Zwei Stolpersteine, die ebenfalls in diesem Jahr verlegt werden sollen, tragen im Bergwinkel bekannte Namen: Max und Ilse Wolf. Familie Wolf hatte im Jahr 1825 die bekannten Dreiturm-Werke gegründet.

Historie

1825: Gründung der „Dreiturm“ in Schlüchtern durch Familie Wolf.

In der damals modernen Fabrik wurden Schmier- und Stückseifen, Waschpulver und Soda hergestellt.

1930: Umsiedlung nach Steinau. Erweiterung des Firmengeländes sowie des Produktprogramms um Haushaltsprodukte (zum Beispiel Bohnerwachse).

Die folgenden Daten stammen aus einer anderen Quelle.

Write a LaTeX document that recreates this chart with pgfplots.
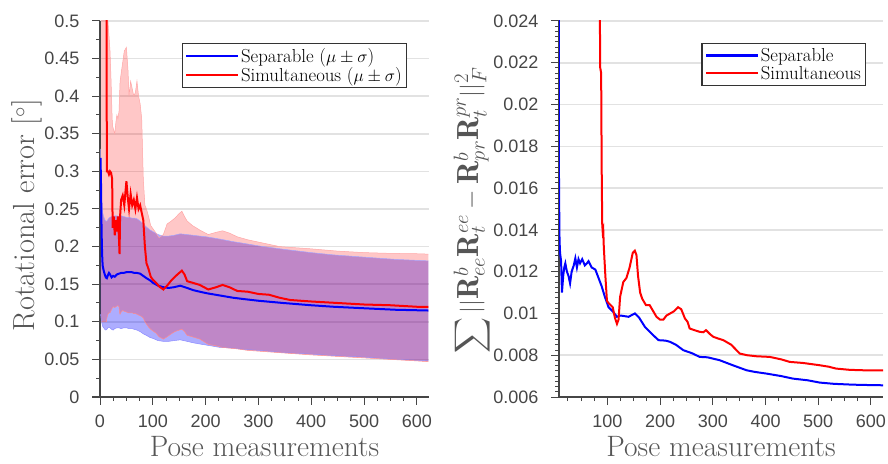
\documentclass[border=0pt]{standalone}
\usepackage{fontspec}
\usepackage{exscale}
\usepackage{pgfplots}
\usepackage{pgfplotstable}
\pgfplotsset{compat=1.18}
\usepgfplotslibrary{fillbetween}
\newfontfamily\tickfont{Liberation Sans}
\definecolor{axgray}{RGB}{70,70,70}
\definecolor{labgray}{RGB}{85,85,85}
\definecolor{gridgray}{RGB}{226,226,226}

\pgfplotstableread{
x mean lo hi
1 0.318 0.110 0.330
2 0.280 0.105 0.300
3 0.220 0.100 0.265
4 0.190 0.097 0.250
5 0.175 0.094 0.245
7 0.168 0.092 0.240
9 0.163 0.090 0.236
11 0.159 0.089 0.234
13 0.158 0.090 0.234
15 0.162 0.092 0.236
17 0.165 0.093 0.238
19 0.163 0.092 0.239
22 0.159 0.090 0.240
25 0.161 0.089 0.240
28 0.160 0.091 0.241
32 0.163 0.092 0.241
36 0.164 0.092 0.240
40 0.165 0.091 0.241
45 0.165 0.092 0.240
50 0.166 0.092 0.239
55 0.166 0.091 0.239
60 0.166 0.091 0.238
65 0.165 0.090 0.238
70 0.165 0.089 0.237
76 0.164 0.087 0.234
82 0.161 0.084 0.230
88 0.158 0.082 0.226
95 0.155 0.079 0.222
100 0.152 0.078 0.220
110 0.148 0.075 0.216
120 0.146 0.074 0.214
130 0.145 0.074 0.214
140 0.146 0.075 0.215
152 0.148 0.076 0.217
165 0.145 0.074 0.216
177 0.142 0.072 0.215
189 0.140 0.0705 0.214
202 0.138 0.069 0.213
227 0.135 0.066 0.210
252 0.132 0.065 0.2066
275 0.130 0.063 0.204
300 0.128 0.062 0.201
347 0.125 0.059 0.1965
400 0.122 0.057 0.192
442 0.120 0.055 0.189
500 0.118 0.053 0.186
560 0.116 0.050 0.183
622 0.115 0.048 0.181
}\sepL

\pgfplotstableread{
x mean lo hi
2 0.90 0.100 1.20
6 0.85 0.100 1.20
10 0.75 0.100 1.10
12 0.60 0.100 1.00
13 0.300 0.105 0.60
15 0.300 0.110 0.50
17 0.296 0.112 0.48
19 0.300 0.112 0.46
21 0.298 0.115 0.42
23 0.290 0.118 0.37
24 0.225 0.119 0.36
26 0.240 0.120 0.355
28 0.215 0.119 0.35
30 0.235 0.120 0.365
32 0.220 0.121 0.375
34 0.240 0.1215 0.37
36 0.210 0.120 0.38
37 0.190 0.112 0.40
38 0.240 0.110 0.42
40 0.262 0.113 0.43
43 0.268 0.115 0.445
46 0.255 0.114 0.46
50 0.287 0.113 0.465
53 0.262 0.112 0.435
55 0.250 0.112 0.40
58 0.270 0.112 0.42
61 0.255 0.112 0.41
64 0.262 0.111 0.40
67 0.250 0.111 0.405
70 0.265 0.110 0.42
73 0.250 0.109 0.40
76 0.255 0.108 0.39
79 0.245 0.107 0.37
82 0.235 0.105 0.29
85 0.200 0.100 0.255
88 0.178 0.097 0.25
92 0.170 0.093 0.24
96 0.160 0.090 0.228
100 0.156 0.088 0.224
106 0.152 0.085 0.218
112 0.147 0.080 0.212
120 0.143 0.077 0.216
127 0.148 0.080 0.230
135 0.155 0.084 0.234
142 0.160 0.087 0.238
150 0.165 0.089 0.244
155 0.168 0.090 0.247
160 0.163 0.087 0.240
165 0.154 0.082 0.234
175 0.152 0.080 0.228
189 0.149 0.077 0.222
205 0.143 0.070 0.216
220 0.146 0.068 0.219
232 0.149 0.066 0.221
245 0.146 0.065 0.218
260 0.141 0.064 0.213
280 0.140 0.062 0.209
300 0.137 0.061 0.206
320 0.136 0.060 0.203
340 0.132 0.059 0.200
360 0.129 0.058 0.199
400 0.127 0.056 0.197
450 0.125 0.054 0.194
500 0.123 0.052 0.192
550 0.122 0.050 0.191
600 0.120 0.048 0.1905
622 0.120 0.047 0.190
}\simL

\pgfplotstableread{
x y
7.6 0.0300
8 0.0160
9 0.0135
10 0.0129
12 0.0125
13.6 0.0110
16 0.0118
18 0.0122
20 0.0124
23 0.0120
26 0.0118
29 0.01144
32 0.0120
36 0.0123
39 0.01264
42 0.0122
45 0.0126
48 0.0124
52 0.0126
57 0.0123
61 0.0124
64 0.0125
70 0.0122
77 0.0121
83 0.0117
89 0.0113
95 0.0108
102 0.0103
110 0.0101
118 0.00984
125 0.0099
140 0.00984
152 0.0100
160 0.0098
171 0.00936
185 0.0090
197 0.00872
210 0.0087
219 0.00864
230 0.0085
244 0.00824
260 0.0081
275 0.00792
290 0.0079
313 0.00776
340 0.0075
364 0.00728
380 0.0072
402 0.00712
430 0.0070
452 0.00688
480 0.0068
503 0.00669
530 0.00663
566 0.00659
600 0.00657
625 0.00656
}\sepR

\pgfplotstableread{
x y
85 0.0300
86 0.0218
88 0.0215
89 0.0170
90 0.0143
91 0.0139
92 0.0140
93 0.0132
96 0.0118
99 0.0106
102 0.0105
106 0.0104
110 0.0103
114 0.0098
118 0.0095
121 0.0097
124 0.0108
130 0.0115
136 0.0117
142 0.0122
148 0.0129
152 0.0130
155 0.0128
158 0.0118
162 0.0110
166 0.0107
173 0.0104
180 0.0104
187 0.0101
193 0.00984
200 0.0097
206 0.0097
212 0.0099
219 0.0100
226 0.0101
234 0.0103
240 0.0102
247 0.00976
252 0.0096
256 0.00928
265 0.0092
275 0.00912
282 0.0091
287 0.0092
295 0.0090
301 0.00888
310 0.0088
320 0.00872
335 0.0085
351 0.00808
365 0.0080
383 0.00795
408 0.00792
430 0.0078
446 0.00768
471 0.00763
503 0.00752
520 0.00745
534 0.00736
560 0.0073
585 0.00728
625 0.00728
}\simR

\pgfplotsset{
  myaxis/.style={
    scale only axis, anchor=south west,
    axis x line=bottom, axis y line=left,
    axis line style={-, draw=axgray, line width=1.3pt},
    tick align=outside, major tick length=8pt, minor tick length=4pt,
    every tick/.style={draw=axgray, line width=1pt},
    ymajorgrids, grid style={draw=gridgray, line width=1.5pt},
    scaled y ticks=false, scaled x ticks=false,
    /pgf/number format/assume math mode=true,
    tick label style={font=\tickfont\fontsize{18}{21}\selectfont, text=axgray},
    xticklabel style={inner sep=0pt, yshift=-10pt},
    yticklabel style={xshift=-9pt},
    label style={font=\fontsize{30.5}{34}\selectfont, text=labgray},
    xlabel style={at={(axis description cs:0.5,-0.157)}, anchor=base, inner sep=0pt,
      font=\fontsize{29.5}{32}\selectfont},
    legend style={draw=black!80, line width=1.2pt, fill=white,
      font=\fontsize{18.8}{21}\selectfont, text=black,
      inner xsep=3pt, inner ysep=3pt, row sep=0pt,
      nodes={inner sep=1.6pt}},
    legend cell align=left,
    legend image code/.code={\draw[#1, line width=2.2pt] (0pt,0pt) -- (52pt,0pt);},
  }
}

\begin{document}
\begin{tikzpicture}

\begin{axis}[myaxis,
  at={(100pt,66pt)}, width=329pt, height=376pt,
  xmin=0, xmax=623, ymin=0, ymax=0.5,
  xtick={0,100,200,300,400,500,600},
  minor xtick={25,50,75,125,150,175,225,250,275,325,350,375,425,450,475,525,550,575,625},
  ytick={0,0.05,0.1,0.15,0.2,0.25,0.3,0.35,0.4,0.45,0.5},
  yticklabels={0,0.05,0.1,0.15,0.2,0.25,0.3,0.35,0.4,0.45,0.5},
  minor y tick num=1,
  xlabel={Pose measurements},
  ylabel={Rotational error [$^\circ$]},
  ylabel style={at={(axis description cs:-0.222,0.483)}, anchor=center},
  legend style={at={(0.933,0.9415)}, anchor=north east},
]
\addplot[name path=sU, draw=blue!35, line width=0.5pt, forget plot] table[x=x,y=hi]{\sepL};
\addplot[name path=sL, draw=blue!45, line width=0.5pt, forget plot] table[x=x,y=lo]{\sepL};
\addplot[fill=blue, fill opacity=0.32, draw=none, forget plot] fill between[of=sU and sL];
\addplot[name path=rU, draw=red!35, line width=0.5pt, forget plot] table[x=x,y=hi]{\simL};
\addplot[name path=rL, draw=red!45, line width=0.5pt, forget plot] table[x=x,y=lo]{\simL};
\addplot[fill=red, fill opacity=0.22, draw=none, forget plot] fill between[of=rU and rL];
\addplot[blue, line width=2pt] table[x=x,y=mean]{\sepL};
\addlegendentry{Separable ($\mu \pm \sigma$)}
\addplot[red, line width=2pt] table[x=x,y=mean]{\simL};
\addlegendentry{Simultaneous ($\mu \pm \sigma$)}
\end{axis}

\begin{axis}[myaxis,
  at={(559pt,66pt)}, width=324pt, height=376pt,
  xmin=8, xmax=623, ymin=0.006, ymax=0.024,
  xtick={100,200,300,400,500,600},
  minor xtick={25,50,75,125,150,175,225,250,275,325,350,375,425,450,475,525,550,575},
  ytick={0.006,0.008,0.010,0.012,0.014,0.016,0.018,0.020,0.022,0.024},
  yticklabels={0.006,0.008,0.01,0.012,0.014,0.016,0.018,0.02,0.022,0.024},
  minor y tick num=7,
  xlabel={Pose measurements},
  ylabel={$\displaystyle\sum ||\mathbf{R}^{b}_{ee}\mathbf{R}^{ee}_{t}-\mathbf{R}^{b}_{pr}\mathbf{R}^{pr}_{t}||^2_F$},
  ylabel style={at={(axis description cs:-0.268,0.497)}, anchor=center},
  legend style={at={(0.948,0.9415)}, anchor=north east},
]
\addplot[blue, line width=2pt] table[x=x,y=y]{\sepR};
\addlegendentry{Separable}
\addplot[red, line width=2pt] table[x=x,y=y]{\simR};
\addlegendentry{Simultaneous}
\end{axis}
\pgfresetboundingbox
\path[use as bounding box] (0pt,0pt) rectangle (888pt,463pt);
\end{tikzpicture}
\end{document}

Die Firma „Dreiturm“ ist nunmehr der größte Arbeitgeber der Region.

1934: Enteignung der Gründerfamilie

1945: Nahezu vollständige Zerstörung des Unternehmensstandortes

1948: Max Wolf erlangt nach dreijähriger juristischer Auseinandersetzung seine Firma wieder. Er stirbt noch im gleichen Jahr.

„Ein Enkel von Max und Ilse Wolf, er heißt auch Max Wolf, hat die Stadt Schlüchtern gebeten, für seine Großeltern Stolpersteine zu verlegen“, berichtet Röhl, warum die Stadt nun handelt. Termin und Ort stehen allerdings noch nicht fest, da sie nicht an der letzten Wohnanschrift der Familie, am Wolf’schen Haus in der Alten Bahnhofstraße, verlegt werden sollen, weil dieses doch sehr weit weg vom „Schuss“ liegt.

Enkel Max Wolf und dessen Frau wollen zur Verlegung der Steine nach Schlüchtern kommen, berichtet das Orga-Team. Wolf würde die Stolpersteine am liebsten in der Fuldaer Straße sehen, vor dem Geburtshaus seines Großvaters, das damals am jetzigen Standort der Musikschule und der „Steakschaft“ stand. Der Verlegestandort ist allerdings noch nicht abschließend festgelegt.

LuxS„Max und Ilse Wolf sind natürlich geradezu ‚legendär‘ in der Schlüchterner Geschichte“, weiß auch Clas Röhl vom Recherche- und Orga-Team. Er verweist auf Publikationen von Christine Wittrock („Saubere Geschäfte, weiße Westen und Persilscheine. Die Geschichte der Seifenfabriken in Schlüchtern und Steinau seit 1825“. CoCon, Hanau) und von Ilse Werder („Erinnerungen an Ilse Wolf - Sie war eine von uns“, CoCon, Hanau).

Main-Kinzig-Kreis: „Putzkolonne“ poliert Stolpersteine am Holocaust-Gedenktag

„Max und Ilse Wolf wurden bekanntlich enteignet und nach England vertrieben, jedoch nicht ermordet. Dennoch steht ihnen ein Stolperstein zu“, heißt es vonseiten des Heimat- und Geschichtsvereins. Weitere vier Stolpersteine sollen in diesem Jahr noch in der Wassergasse 2 verlegt werden. Sie erinnern an die Schlüchterner Familie Adler.

Viehhändler Salomon Adler wurde im Jahr 1874 in Hintersteinau geboren, seine Ehefrau Julie erblickte im Jahr 1878 in Unterfranken das Licht der Welt. Sie wurden im Jahr 1941 ins Ghetto Theresienstadt verschleppt, Salomon Adler starb dort im Jahr 1943, Julie zu einem später Zeitpunkt in Auschwitz.

Sie lebten 35 Jahre mit drei Kindern in der Wassergasse 2. Ein Kind ist früh gestorben, zwei verließen Schlüchtern nach der Machtübernahme durch die Nationalsozialisten: Bert Adler (geboren 1904) ging in die USA, Max Adler (geboren 1905) kam im Jahr 1936 über Palästina nach Australien. Max Adlers Sohn Michael Adler lebt noch heute in Australien. Er ist bereits häufiger in Schlüchtern gewesen, bezeichnet die Stadt als reizend („lovely“) und verstehe, dass seine Großeltern hier ihre Heimat fanden.